What you are asked to do:
Begin with the line containing "Reproduce this chart with Bokeh." and end with the line containing "mA/cm\u00b2 - 0,2"; set down that block verbatim and nothing else.

Rows from a dataset of charts and code
[start]

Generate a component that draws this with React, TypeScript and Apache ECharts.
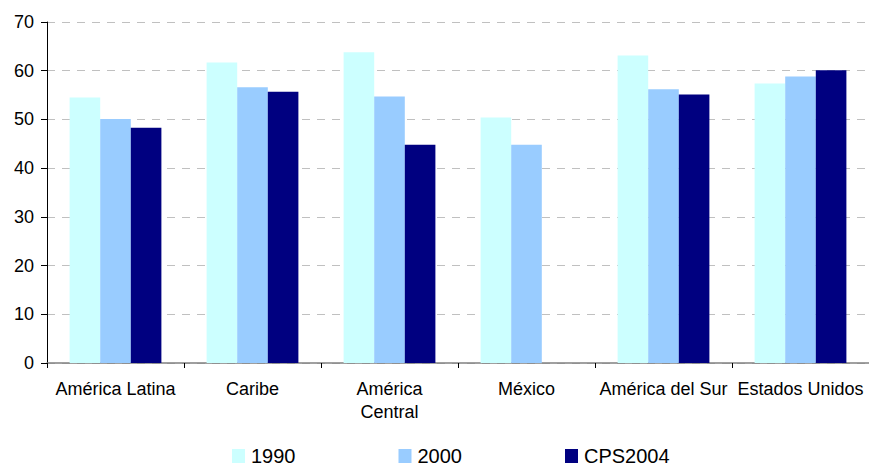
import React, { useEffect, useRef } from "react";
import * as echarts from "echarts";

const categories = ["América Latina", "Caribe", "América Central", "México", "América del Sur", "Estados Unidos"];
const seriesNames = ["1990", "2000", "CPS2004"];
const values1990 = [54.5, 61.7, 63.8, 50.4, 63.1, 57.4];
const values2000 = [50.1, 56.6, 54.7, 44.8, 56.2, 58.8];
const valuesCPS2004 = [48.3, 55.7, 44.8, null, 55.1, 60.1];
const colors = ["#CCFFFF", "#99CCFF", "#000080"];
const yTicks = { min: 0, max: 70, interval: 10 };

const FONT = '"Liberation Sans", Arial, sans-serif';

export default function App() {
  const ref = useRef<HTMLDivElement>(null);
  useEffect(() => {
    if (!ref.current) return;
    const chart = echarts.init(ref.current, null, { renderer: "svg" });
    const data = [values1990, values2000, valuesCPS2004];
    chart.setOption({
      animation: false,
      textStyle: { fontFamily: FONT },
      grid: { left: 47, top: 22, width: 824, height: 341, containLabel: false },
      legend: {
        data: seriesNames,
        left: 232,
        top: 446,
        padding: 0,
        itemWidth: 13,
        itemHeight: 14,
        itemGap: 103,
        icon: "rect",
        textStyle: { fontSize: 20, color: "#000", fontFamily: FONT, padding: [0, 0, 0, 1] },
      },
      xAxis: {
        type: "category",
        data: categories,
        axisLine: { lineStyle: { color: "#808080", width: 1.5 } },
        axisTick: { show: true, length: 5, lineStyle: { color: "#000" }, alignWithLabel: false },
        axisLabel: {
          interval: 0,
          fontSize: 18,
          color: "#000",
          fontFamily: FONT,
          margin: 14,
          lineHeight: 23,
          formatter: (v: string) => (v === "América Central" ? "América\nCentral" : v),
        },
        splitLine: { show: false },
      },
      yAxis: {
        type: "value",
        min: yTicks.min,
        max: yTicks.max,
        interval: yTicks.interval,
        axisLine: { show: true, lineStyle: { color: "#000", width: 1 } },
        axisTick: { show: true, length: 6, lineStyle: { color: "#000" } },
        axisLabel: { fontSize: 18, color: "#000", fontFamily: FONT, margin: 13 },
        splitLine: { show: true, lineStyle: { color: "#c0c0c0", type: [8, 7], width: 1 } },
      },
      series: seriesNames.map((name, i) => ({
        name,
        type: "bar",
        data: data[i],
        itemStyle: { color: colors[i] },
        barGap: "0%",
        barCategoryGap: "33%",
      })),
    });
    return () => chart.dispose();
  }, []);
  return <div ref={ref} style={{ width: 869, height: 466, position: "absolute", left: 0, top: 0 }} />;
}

[end]
[start]

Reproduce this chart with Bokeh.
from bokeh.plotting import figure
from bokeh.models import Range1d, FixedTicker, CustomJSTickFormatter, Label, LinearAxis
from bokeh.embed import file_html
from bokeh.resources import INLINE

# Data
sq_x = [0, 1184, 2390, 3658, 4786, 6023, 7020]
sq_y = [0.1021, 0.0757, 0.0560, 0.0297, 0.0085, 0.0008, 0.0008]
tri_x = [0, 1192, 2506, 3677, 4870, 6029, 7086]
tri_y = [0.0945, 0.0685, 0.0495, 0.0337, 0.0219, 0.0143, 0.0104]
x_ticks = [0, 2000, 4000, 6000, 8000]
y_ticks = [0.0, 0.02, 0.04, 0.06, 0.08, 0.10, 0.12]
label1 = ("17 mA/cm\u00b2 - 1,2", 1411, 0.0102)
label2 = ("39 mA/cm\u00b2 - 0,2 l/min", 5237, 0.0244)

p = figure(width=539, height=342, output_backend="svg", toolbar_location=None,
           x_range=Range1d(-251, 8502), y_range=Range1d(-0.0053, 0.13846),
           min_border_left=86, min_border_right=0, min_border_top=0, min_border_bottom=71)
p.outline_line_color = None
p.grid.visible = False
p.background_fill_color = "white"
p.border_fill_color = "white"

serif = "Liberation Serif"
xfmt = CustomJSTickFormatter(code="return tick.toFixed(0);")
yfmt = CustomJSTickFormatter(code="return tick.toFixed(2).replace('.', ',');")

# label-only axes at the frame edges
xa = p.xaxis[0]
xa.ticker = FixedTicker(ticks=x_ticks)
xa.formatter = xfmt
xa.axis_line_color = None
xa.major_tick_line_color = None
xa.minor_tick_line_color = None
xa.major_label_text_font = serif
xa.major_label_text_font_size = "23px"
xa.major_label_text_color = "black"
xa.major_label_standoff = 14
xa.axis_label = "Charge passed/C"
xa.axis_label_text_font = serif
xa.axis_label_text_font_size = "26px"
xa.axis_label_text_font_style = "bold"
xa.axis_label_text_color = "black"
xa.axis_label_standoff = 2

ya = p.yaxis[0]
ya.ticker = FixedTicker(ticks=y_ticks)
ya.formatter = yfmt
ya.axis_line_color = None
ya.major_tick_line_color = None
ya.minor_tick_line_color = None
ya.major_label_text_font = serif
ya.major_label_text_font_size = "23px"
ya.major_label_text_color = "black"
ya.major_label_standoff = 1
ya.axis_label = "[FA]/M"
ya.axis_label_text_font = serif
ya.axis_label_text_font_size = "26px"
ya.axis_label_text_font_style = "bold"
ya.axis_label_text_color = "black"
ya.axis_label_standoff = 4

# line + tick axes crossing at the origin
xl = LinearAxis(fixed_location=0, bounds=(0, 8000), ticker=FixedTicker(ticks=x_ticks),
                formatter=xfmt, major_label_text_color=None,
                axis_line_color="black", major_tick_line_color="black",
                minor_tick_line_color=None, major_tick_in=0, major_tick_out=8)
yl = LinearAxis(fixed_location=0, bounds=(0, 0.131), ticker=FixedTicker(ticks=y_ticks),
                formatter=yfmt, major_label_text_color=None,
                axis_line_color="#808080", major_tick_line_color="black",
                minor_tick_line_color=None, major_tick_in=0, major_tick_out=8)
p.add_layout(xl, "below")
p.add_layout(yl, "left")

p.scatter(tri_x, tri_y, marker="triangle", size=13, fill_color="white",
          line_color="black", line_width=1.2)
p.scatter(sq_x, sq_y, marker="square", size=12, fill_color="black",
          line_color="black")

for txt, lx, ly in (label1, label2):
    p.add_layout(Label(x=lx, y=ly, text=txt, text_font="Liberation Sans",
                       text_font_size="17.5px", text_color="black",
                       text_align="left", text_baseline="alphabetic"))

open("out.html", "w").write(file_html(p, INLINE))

[end]
[start]

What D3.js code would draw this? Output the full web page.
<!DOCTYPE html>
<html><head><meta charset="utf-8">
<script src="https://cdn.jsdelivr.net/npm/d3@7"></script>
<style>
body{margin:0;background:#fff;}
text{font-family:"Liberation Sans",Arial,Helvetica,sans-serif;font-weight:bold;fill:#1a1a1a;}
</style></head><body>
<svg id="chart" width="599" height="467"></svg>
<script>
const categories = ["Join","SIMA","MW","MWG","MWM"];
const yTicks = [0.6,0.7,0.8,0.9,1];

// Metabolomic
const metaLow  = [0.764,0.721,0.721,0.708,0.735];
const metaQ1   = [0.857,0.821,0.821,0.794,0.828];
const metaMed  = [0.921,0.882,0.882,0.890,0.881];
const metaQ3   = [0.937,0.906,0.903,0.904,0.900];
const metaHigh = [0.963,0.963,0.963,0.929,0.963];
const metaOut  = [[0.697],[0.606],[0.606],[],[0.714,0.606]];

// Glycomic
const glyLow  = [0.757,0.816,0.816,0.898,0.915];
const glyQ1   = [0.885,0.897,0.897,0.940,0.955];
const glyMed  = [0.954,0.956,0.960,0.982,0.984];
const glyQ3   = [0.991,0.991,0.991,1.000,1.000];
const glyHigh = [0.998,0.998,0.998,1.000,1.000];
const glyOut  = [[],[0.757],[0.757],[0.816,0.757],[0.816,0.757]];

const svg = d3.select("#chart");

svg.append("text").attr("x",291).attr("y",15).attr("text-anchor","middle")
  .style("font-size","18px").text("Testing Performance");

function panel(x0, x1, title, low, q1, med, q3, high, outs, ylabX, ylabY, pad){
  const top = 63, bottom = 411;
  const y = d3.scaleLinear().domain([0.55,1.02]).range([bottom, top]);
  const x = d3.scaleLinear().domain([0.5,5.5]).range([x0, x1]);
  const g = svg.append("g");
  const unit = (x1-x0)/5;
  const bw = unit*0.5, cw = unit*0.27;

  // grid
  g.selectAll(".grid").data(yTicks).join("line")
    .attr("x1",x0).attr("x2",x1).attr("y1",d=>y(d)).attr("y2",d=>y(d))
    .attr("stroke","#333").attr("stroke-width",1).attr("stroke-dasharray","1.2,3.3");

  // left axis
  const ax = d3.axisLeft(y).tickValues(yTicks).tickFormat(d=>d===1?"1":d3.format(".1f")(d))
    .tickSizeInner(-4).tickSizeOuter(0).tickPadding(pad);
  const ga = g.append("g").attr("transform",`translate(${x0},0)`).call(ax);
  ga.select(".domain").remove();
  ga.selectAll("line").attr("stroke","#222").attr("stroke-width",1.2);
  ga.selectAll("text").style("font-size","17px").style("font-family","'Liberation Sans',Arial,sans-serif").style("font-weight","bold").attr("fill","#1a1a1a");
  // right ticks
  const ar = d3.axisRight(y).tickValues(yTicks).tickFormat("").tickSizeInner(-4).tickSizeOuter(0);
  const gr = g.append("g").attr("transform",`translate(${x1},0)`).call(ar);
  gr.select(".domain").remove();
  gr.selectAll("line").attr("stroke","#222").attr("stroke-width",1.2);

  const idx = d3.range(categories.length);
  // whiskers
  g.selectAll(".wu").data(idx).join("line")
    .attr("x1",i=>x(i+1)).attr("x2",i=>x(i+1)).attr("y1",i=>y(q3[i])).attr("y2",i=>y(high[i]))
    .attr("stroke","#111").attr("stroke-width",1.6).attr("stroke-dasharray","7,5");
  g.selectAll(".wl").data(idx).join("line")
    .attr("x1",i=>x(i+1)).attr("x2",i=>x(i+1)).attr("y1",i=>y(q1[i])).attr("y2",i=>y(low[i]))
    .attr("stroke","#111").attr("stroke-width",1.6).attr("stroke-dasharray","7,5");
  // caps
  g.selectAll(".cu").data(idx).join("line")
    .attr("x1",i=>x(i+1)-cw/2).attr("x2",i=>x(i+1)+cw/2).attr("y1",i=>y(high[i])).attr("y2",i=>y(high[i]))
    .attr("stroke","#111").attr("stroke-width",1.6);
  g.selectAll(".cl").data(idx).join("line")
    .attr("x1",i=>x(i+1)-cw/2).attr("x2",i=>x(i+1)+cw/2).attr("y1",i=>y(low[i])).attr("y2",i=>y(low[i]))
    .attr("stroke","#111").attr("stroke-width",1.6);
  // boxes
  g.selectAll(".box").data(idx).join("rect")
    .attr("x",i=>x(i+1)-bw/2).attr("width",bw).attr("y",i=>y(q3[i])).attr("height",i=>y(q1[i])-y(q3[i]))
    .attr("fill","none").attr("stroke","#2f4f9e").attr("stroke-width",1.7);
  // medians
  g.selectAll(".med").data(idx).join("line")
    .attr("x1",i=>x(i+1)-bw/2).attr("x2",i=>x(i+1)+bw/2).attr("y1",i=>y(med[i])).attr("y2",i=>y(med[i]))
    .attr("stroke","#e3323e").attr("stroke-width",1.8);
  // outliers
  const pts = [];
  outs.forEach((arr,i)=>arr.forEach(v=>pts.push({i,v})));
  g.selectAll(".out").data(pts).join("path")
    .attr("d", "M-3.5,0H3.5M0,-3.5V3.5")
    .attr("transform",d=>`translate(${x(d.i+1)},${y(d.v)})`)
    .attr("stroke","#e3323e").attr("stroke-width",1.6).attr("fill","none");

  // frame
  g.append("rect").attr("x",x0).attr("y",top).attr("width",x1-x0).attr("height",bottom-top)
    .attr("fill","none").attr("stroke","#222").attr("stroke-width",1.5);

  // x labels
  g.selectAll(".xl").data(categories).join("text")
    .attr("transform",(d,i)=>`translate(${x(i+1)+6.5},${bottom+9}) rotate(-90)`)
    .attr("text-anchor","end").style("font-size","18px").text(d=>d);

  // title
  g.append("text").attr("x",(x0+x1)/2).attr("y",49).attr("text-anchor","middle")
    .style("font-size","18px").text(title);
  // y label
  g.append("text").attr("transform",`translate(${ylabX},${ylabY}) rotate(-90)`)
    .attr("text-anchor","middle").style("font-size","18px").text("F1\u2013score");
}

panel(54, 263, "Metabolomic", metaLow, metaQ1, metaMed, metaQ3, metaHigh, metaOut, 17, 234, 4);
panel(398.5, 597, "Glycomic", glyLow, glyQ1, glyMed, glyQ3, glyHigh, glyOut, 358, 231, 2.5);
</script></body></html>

[end]

Result of this task:
Reproduce this chart with Bokeh.
from bokeh.plotting import figure
from bokeh.models import Range1d, FixedTicker, CustomJSTickFormatter, Label, LinearAxis
from bokeh.embed import file_html
from bokeh.resources import INLINE

# Data
sq_x = [0, 1184, 2390, 3658, 4786, 6023, 7020]
sq_y = [0.1021, 0.0757, 0.0560, 0.0297, 0.0085, 0.0008, 0.0008]
tri_x = [0, 1192, 2506, 3677, 4870, 6029, 7086]
tri_y = [0.0945, 0.0685, 0.0495, 0.0337, 0.0219, 0.0143, 0.0104]
x_ticks = [0, 2000, 4000, 6000, 8000]
y_ticks = [0.0, 0.02, 0.04, 0.06, 0.08, 0.10, 0.12]
label1 = ("17 mA/cm\u00b2 - 1,2", 1411, 0.0102)
label2 = ("39 mA/cm\u00b2 - 0,2 l/min", 5237, 0.0244)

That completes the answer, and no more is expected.